Primates took to the trees, needing prehensile hands to grasp branches. Same with chameleons, which have tight-clasping hands and tail. (The ground-dwelling choice, which the likes of baboons and hominids took, is late in the game, a few drops in the bucket of evolutionary time; the bulk of our primate ancestors bid their time in the trees, as most of our cousins still do.)

Our brains and attitudes are due to sight being our sense. Some estimates put it that 80% of our sensory stimulus is visual. For chameleons it must be at least that; they are, in fact, deaf, without ears. (They can, however feel vibrations, and even make vibrations to communicate through the jungle telegraph of tree branches.) Chameleons have stereoscopic vision, like us (and unlike all other reptiles, and most mammals.) Because they are so sight-oriented, they appear hyper-aware and nervous, always vigilant. They are very different from a lethargic snake, for instance. It is uncanny when they look at you directly with both eyes, which work a dissonance on your mind.

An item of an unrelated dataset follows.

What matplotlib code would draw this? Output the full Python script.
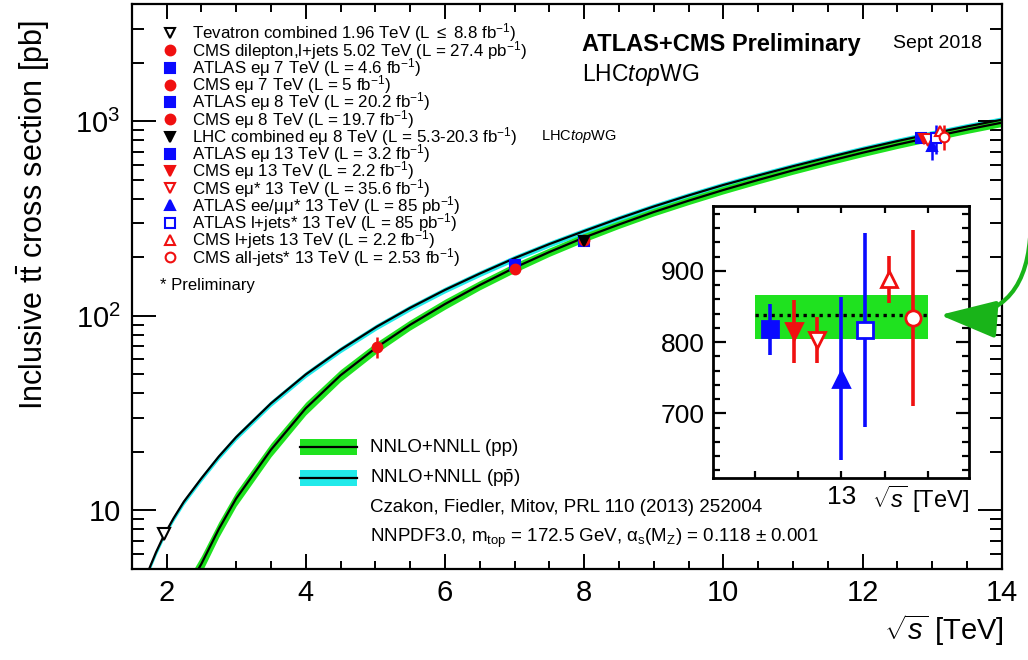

Just think about life on other planets. We are finding new Goldilocks planets every day, in regions of space remote, but not hideously far across the cosmos. Imagine encountering extraterrestrials that also chose the twin paths of trees and sight early in their evolution. Which type would be the one that reached for technology first: the reptilian one or the hairy one?

2 comments:

  1. R, I wasn't aware of the sharp vision of the chameleon. RE: the Keith Thomson slogan, "Stick to the man who sticks to the job," in your other entry, that's as ironic as the name of the plane, the "Galloping Ghost," that just took out a bunch of people at that air race/ show in Reno. J.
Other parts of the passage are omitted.